▼▼▼

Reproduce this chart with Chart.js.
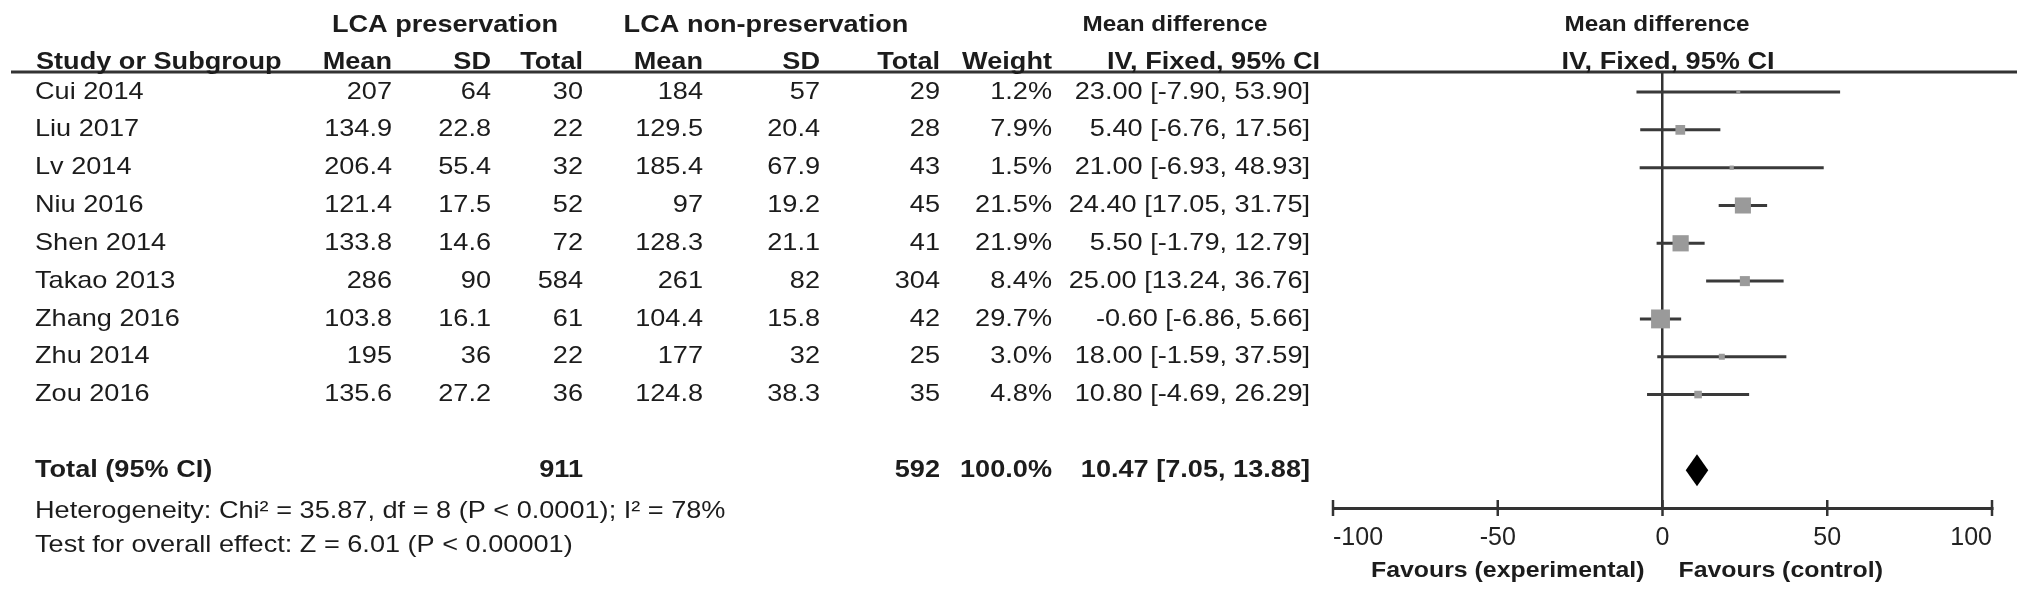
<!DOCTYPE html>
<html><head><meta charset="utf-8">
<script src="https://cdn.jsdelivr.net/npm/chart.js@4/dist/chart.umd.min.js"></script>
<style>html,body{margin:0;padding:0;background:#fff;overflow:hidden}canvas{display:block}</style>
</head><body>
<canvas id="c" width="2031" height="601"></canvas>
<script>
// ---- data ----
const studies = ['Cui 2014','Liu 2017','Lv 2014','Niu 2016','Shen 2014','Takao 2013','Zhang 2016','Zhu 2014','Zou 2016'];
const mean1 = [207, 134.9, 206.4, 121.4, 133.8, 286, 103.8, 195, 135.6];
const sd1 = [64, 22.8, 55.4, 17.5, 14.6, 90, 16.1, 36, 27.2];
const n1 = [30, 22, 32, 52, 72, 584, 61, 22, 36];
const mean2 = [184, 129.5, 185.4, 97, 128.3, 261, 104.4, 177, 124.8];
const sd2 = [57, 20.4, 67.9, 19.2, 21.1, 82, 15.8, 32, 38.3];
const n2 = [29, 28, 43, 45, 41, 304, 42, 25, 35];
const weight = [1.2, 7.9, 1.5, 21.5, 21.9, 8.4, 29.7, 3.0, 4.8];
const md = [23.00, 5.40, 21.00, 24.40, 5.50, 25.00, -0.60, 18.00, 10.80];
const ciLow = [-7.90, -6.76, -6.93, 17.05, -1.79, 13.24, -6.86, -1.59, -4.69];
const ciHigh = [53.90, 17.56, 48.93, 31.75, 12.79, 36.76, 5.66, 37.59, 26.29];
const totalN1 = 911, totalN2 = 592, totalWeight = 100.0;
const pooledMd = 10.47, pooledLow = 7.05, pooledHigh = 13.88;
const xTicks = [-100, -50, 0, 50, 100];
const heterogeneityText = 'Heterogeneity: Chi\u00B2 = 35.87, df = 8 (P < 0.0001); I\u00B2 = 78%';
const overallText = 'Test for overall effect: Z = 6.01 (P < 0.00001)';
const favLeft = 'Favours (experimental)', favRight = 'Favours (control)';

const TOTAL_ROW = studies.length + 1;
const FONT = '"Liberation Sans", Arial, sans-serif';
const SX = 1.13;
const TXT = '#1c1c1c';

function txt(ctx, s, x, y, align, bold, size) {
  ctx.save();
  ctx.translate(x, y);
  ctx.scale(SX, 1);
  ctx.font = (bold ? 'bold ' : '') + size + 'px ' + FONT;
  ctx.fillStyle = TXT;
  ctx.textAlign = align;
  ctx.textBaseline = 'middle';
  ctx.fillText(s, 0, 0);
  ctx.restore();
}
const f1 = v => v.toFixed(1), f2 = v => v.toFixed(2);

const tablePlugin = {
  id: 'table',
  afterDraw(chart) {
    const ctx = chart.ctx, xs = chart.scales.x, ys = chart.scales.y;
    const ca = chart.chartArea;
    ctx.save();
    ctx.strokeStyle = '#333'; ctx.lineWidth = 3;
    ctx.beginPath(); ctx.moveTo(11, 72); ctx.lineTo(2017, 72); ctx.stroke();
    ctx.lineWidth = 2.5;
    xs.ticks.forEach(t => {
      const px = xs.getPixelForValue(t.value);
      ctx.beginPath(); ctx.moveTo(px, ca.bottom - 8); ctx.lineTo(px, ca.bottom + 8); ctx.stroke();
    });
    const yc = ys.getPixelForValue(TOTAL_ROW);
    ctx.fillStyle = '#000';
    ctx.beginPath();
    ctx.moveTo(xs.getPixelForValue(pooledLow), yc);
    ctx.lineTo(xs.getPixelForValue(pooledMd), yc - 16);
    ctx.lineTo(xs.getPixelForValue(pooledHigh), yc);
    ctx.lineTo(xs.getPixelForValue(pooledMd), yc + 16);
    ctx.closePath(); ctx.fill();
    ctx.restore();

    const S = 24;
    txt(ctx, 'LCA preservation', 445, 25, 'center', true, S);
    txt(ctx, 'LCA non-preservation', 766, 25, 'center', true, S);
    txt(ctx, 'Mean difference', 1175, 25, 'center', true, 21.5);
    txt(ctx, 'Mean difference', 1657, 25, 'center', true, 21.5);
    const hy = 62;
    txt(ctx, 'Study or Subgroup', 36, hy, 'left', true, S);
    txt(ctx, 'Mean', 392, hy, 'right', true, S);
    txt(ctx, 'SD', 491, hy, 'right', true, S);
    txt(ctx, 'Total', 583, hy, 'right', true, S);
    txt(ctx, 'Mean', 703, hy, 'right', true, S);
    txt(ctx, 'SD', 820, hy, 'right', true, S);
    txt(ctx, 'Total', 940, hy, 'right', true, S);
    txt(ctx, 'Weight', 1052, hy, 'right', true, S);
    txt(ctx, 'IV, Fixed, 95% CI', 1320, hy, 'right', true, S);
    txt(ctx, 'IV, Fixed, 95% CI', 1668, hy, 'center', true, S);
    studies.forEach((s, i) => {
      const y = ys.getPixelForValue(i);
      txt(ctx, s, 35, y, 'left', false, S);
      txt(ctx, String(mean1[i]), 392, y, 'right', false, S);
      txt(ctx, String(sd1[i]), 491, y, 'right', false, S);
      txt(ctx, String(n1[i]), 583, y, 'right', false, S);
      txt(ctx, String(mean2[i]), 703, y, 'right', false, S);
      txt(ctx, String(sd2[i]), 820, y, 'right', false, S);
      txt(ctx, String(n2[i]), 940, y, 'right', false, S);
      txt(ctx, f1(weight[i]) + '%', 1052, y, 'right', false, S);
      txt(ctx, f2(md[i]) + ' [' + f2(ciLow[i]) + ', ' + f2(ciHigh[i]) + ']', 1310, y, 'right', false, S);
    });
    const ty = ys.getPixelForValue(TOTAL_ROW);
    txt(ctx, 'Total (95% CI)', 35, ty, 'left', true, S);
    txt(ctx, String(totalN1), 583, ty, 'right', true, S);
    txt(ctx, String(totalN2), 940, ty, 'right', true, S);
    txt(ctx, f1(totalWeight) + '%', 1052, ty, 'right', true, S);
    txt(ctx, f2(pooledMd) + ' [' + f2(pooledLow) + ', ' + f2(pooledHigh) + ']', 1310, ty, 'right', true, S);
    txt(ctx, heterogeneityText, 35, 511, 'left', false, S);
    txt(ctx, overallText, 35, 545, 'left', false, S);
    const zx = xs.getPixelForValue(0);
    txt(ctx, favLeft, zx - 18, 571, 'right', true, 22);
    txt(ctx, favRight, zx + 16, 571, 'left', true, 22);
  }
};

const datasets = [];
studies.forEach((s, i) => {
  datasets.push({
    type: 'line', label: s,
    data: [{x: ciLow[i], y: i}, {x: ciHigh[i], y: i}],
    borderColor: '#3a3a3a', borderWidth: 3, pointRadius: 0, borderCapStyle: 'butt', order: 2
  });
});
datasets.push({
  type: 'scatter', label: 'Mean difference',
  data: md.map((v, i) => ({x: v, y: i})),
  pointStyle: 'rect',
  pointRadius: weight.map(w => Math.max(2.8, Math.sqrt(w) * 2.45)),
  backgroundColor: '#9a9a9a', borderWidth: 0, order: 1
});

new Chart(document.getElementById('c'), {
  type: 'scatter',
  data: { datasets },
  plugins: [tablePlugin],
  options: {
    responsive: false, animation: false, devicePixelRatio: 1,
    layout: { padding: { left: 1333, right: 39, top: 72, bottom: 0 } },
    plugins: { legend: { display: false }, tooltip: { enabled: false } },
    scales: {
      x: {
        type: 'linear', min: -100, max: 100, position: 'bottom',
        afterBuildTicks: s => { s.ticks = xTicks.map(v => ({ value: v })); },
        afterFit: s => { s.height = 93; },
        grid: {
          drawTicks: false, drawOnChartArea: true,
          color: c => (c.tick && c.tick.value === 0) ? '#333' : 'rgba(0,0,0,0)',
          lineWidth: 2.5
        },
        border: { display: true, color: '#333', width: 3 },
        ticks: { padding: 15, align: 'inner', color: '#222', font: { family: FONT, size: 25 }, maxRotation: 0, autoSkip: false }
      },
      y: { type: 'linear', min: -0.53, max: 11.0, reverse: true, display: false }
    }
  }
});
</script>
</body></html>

▲▲▲

Extract the lines exactly, please: the first line of the listing, the line with "const f1 = v", and every line between them, but no pictures.

Output below:
Reproduce this chart with Chart.js.
<!DOCTYPE html>
<html><head><meta charset="utf-8">
<script src="https://cdn.jsdelivr.net/npm/chart.js@4/dist/chart.umd.min.js"></script>
<style>html,body{margin:0;padding:0;background:#fff;overflow:hidden}canvas{display:block}</style>
</head><body>
<canvas id="c" width="2031" height="601"></canvas>
<script>
// ---- data ----
const studies = ['Cui 2014','Liu 2017','Lv 2014','Niu 2016','Shen 2014','Takao 2013','Zhang 2016','Zhu 2014','Zou 2016'];
const mean1 = [207, 134.9, 206.4, 121.4, 133.8, 286, 103.8, 195, 135.6];
const sd1 = [64, 22.8, 55.4, 17.5, 14.6, 90, 16.1, 36, 27.2];
const n1 = [30, 22, 32, 52, 72, 584, 61, 22, 36];
const mean2 = [184, 129.5, 185.4, 97, 128.3, 261, 104.4, 177, 124.8];
const sd2 = [57, 20.4, 67.9, 19.2, 21.1, 82, 15.8, 32, 38.3];
const n2 = [29, 28, 43, 45, 41, 304, 42, 25, 35];
const weight = [1.2, 7.9, 1.5, 21.5, 21.9, 8.4, 29.7, 3.0, 4.8];
const md = [23.00, 5.40, 21.00, 24.40, 5.50, 25.00, -0.60, 18.00, 10.80];
const ciLow = [-7.90, -6.76, -6.93, 17.05, -1.79, 13.24, -6.86, -1.59, -4.69];
const ciHigh = [53.90, 17.56, 48.93, 31.75, 12.79, 36.76, 5.66, 37.59, 26.29];
const totalN1 = 911, totalN2 = 592, totalWeight = 100.0;
const pooledMd = 10.47, pooledLow = 7.05, pooledHigh = 13.88;
const xTicks = [-100, -50, 0, 50, 100];
const heterogeneityText = 'Heterogeneity: Chi\u00B2 = 35.87, df = 8 (P < 0.0001); I\u00B2 = 78%';
const overallText = 'Test for overall effect: Z = 6.01 (P < 0.00001)';
const favLeft = 'Favours (experimental)', favRight = 'Favours (control)';

const TOTAL_ROW = studies.length + 1;
const FONT = '"Liberation Sans", Arial, sans-serif';
const SX = 1.13;
const TXT = '#1c1c1c';

function txt(ctx, s, x, y, align, bold, size) {
  ctx.save();
  ctx.translate(x, y);
  ctx.scale(SX, 1);
  ctx.font = (bold ? 'bold ' : '') + size + 'px ' + FONT;
  ctx.fillStyle = TXT;
  ctx.textAlign = align;
  ctx.textBaseline = 'middle';
  ctx.fillText(s, 0, 0);
  ctx.restore();
}
const f1 = v => v.toFixed(1), f2 = v => v.toFixed(2);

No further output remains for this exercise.